• Job: Starting at the first line of the listing below, retype each line up to and including the one that contains "var sliceColors = [darkGreen, darkGreen, darkGreen, lightGreen];". Leave pictures out.

• Record set:
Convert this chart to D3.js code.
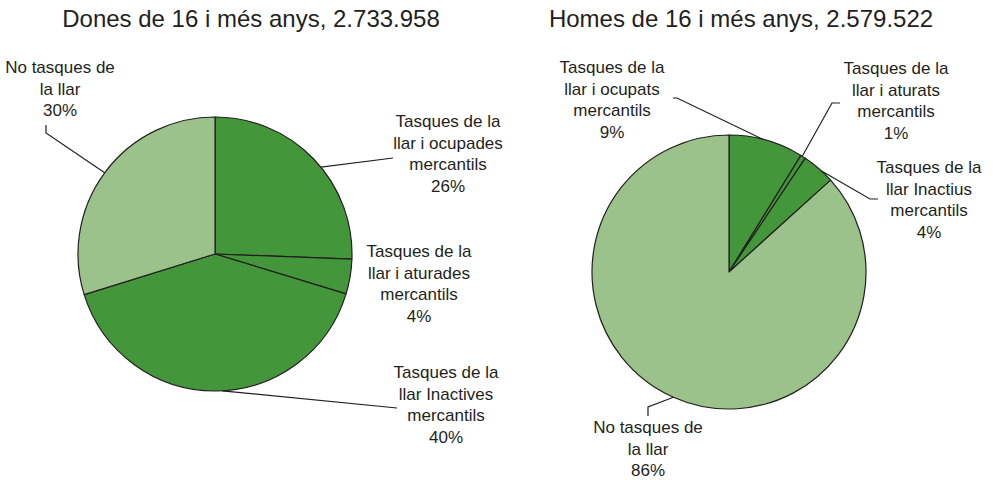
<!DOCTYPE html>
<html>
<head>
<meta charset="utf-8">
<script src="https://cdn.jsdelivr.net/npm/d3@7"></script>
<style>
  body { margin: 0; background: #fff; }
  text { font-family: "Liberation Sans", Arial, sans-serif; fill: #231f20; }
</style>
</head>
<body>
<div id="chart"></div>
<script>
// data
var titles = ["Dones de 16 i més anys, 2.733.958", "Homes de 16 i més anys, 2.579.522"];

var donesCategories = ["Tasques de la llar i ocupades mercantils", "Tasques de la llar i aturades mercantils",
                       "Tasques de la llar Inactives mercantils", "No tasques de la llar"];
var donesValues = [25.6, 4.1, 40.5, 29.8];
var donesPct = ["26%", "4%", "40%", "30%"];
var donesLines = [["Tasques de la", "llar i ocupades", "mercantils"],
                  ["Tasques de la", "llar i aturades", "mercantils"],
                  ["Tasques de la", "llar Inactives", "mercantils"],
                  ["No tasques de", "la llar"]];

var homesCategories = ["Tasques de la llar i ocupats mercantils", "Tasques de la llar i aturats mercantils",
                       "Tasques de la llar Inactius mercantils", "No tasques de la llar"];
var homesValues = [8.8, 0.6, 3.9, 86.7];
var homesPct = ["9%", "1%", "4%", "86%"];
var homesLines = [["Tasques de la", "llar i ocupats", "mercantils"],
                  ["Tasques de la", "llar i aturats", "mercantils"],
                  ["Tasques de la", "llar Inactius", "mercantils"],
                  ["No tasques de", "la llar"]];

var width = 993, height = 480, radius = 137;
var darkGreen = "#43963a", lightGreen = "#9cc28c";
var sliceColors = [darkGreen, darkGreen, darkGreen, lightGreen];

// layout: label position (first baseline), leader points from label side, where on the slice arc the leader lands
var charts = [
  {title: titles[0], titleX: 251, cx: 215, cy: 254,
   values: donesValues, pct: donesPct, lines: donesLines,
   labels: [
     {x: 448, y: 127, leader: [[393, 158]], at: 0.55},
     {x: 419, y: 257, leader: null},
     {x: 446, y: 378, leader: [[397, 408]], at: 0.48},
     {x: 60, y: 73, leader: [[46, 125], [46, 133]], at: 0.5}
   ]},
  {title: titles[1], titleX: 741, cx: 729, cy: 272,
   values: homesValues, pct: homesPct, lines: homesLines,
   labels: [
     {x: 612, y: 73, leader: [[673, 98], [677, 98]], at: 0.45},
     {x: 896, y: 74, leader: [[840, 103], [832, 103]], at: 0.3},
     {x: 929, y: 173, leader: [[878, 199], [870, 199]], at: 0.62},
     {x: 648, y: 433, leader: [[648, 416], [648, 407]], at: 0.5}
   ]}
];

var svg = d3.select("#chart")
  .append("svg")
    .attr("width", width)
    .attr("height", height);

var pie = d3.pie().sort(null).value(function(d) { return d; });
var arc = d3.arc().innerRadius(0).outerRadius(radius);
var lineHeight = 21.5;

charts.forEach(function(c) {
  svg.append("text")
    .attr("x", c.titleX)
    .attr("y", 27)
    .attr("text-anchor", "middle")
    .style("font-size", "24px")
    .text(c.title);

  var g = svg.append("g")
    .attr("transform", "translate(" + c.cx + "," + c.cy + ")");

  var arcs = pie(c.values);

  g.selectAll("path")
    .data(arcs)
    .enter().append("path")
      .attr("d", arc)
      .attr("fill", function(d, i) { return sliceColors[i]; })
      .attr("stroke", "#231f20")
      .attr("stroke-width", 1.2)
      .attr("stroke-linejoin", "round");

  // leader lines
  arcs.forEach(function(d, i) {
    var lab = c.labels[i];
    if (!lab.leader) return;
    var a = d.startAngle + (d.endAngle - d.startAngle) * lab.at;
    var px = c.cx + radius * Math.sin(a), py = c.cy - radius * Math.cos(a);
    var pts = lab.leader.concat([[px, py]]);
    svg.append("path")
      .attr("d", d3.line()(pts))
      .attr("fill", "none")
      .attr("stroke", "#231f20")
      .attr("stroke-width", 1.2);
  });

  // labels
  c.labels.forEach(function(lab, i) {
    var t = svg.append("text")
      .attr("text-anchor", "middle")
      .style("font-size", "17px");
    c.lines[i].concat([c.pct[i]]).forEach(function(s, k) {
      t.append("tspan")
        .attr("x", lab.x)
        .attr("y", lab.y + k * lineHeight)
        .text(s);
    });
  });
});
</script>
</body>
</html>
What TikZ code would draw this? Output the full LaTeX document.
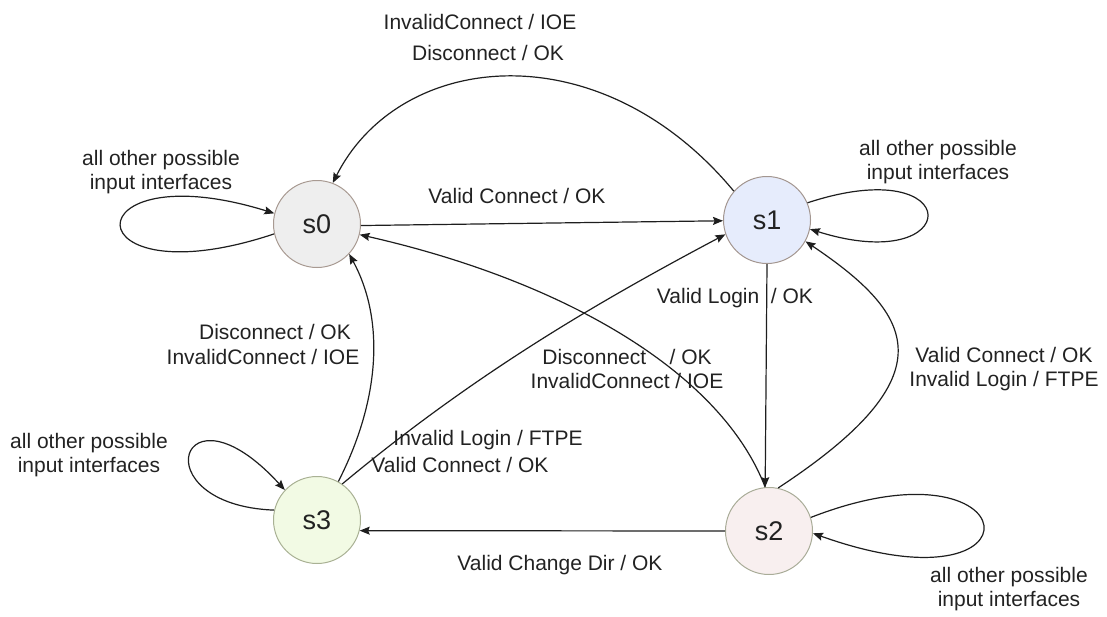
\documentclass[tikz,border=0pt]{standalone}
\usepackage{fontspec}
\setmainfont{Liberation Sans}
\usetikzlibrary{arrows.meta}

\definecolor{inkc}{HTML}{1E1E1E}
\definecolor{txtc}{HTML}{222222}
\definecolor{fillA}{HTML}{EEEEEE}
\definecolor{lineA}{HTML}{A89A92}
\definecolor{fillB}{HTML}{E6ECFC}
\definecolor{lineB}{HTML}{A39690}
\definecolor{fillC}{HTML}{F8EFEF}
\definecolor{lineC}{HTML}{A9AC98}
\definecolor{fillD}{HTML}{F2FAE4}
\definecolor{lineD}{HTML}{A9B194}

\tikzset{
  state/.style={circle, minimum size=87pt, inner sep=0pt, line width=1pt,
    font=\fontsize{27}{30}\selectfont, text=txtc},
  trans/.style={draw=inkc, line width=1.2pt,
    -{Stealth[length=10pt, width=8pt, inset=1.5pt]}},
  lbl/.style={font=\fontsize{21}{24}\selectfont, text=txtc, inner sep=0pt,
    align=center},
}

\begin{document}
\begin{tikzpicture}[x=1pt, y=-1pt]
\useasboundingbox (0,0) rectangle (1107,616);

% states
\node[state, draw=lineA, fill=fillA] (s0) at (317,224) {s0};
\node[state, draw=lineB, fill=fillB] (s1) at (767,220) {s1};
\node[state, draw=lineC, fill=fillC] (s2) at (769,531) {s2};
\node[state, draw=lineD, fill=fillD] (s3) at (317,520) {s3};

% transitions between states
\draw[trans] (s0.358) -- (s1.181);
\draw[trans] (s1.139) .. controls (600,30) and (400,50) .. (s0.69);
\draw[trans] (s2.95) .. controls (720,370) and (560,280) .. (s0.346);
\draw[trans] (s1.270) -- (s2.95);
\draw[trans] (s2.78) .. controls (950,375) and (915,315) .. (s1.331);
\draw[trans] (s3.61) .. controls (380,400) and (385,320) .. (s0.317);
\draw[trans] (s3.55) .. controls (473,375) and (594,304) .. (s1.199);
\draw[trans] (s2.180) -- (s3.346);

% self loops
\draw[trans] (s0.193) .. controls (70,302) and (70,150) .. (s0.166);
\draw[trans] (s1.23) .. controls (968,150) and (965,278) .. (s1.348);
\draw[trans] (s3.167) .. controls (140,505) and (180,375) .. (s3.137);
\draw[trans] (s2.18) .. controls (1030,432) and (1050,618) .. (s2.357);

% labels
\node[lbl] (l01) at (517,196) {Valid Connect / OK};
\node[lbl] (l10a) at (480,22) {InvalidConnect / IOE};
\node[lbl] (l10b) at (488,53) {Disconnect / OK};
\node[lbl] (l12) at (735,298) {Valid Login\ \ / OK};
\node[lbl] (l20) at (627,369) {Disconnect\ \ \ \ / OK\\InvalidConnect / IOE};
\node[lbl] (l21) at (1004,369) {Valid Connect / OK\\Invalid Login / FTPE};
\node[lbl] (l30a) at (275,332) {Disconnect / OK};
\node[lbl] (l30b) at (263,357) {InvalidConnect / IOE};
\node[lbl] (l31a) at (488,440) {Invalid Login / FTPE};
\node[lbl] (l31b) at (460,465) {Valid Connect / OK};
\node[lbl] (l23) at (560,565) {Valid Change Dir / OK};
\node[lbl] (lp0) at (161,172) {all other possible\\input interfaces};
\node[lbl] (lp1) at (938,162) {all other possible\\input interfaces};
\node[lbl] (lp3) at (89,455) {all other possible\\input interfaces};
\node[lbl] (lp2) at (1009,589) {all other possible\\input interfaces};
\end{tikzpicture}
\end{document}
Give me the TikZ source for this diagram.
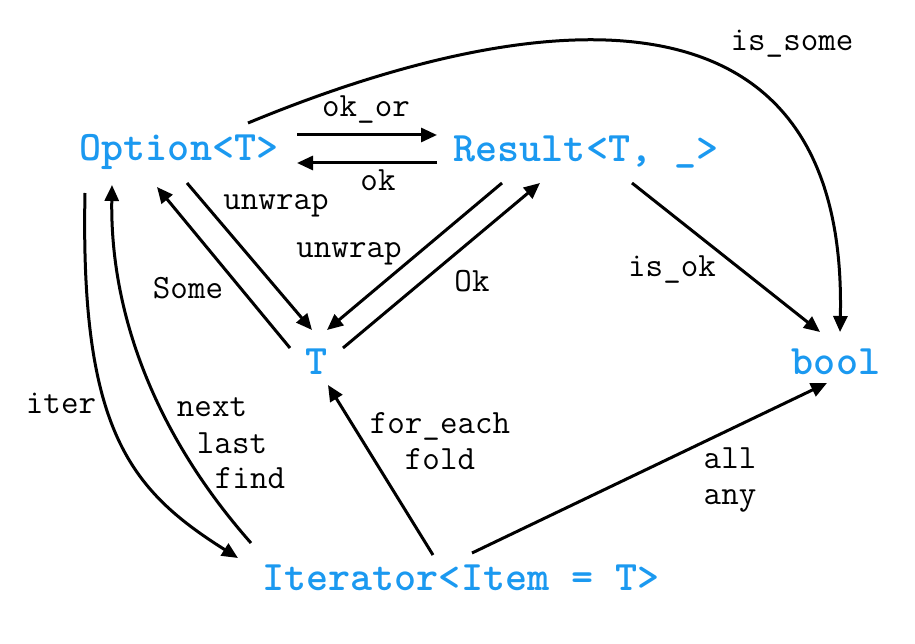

• The result:
Convert this chart to D3.js code.
<!DOCTYPE html>
<html>
<head>
<meta charset="utf-8">
<script src="https://cdn.jsdelivr.net/npm/d3@7"></script>
<style>
  body { margin: 0; background: #fff; }
  text { font-family: "Liberation Sans", Arial, sans-serif; fill: #231f20; }
</style>
</head>
<body>
<div id="chart"></div>
<script>
// data
var titles = ["Dones de 16 i més anys, 2.733.958", "Homes de 16 i més anys, 2.579.522"];

var donesCategories = ["Tasques de la llar i ocupades mercantils", "Tasques de la llar i aturades mercantils",
                       "Tasques de la llar Inactives mercantils", "No tasques de la llar"];
var donesValues = [25.6, 4.1, 40.5, 29.8];
var donesPct = ["26%", "4%", "40%", "30%"];
var donesLines = [["Tasques de la", "llar i ocupades", "mercantils"],
                  ["Tasques de la", "llar i aturades", "mercantils"],
                  ["Tasques de la", "llar Inactives", "mercantils"],
                  ["No tasques de", "la llar"]];

var homesCategories = ["Tasques de la llar i ocupats mercantils", "Tasques de la llar i aturats mercantils",
                       "Tasques de la llar Inactius mercantils", "No tasques de la llar"];
var homesValues = [8.8, 0.6, 3.9, 86.7];
var homesPct = ["9%", "1%", "4%", "86%"];
var homesLines = [["Tasques de la", "llar i ocupats", "mercantils"],
                  ["Tasques de la", "llar i aturats", "mercantils"],
                  ["Tasques de la", "llar Inactius", "mercantils"],
                  ["No tasques de", "la llar"]];

var width = 993, height = 480, radius = 137;
var darkGreen = "#43963a", lightGreen = "#9cc28c";
var sliceColors = [darkGreen, darkGreen, darkGreen, lightGreen];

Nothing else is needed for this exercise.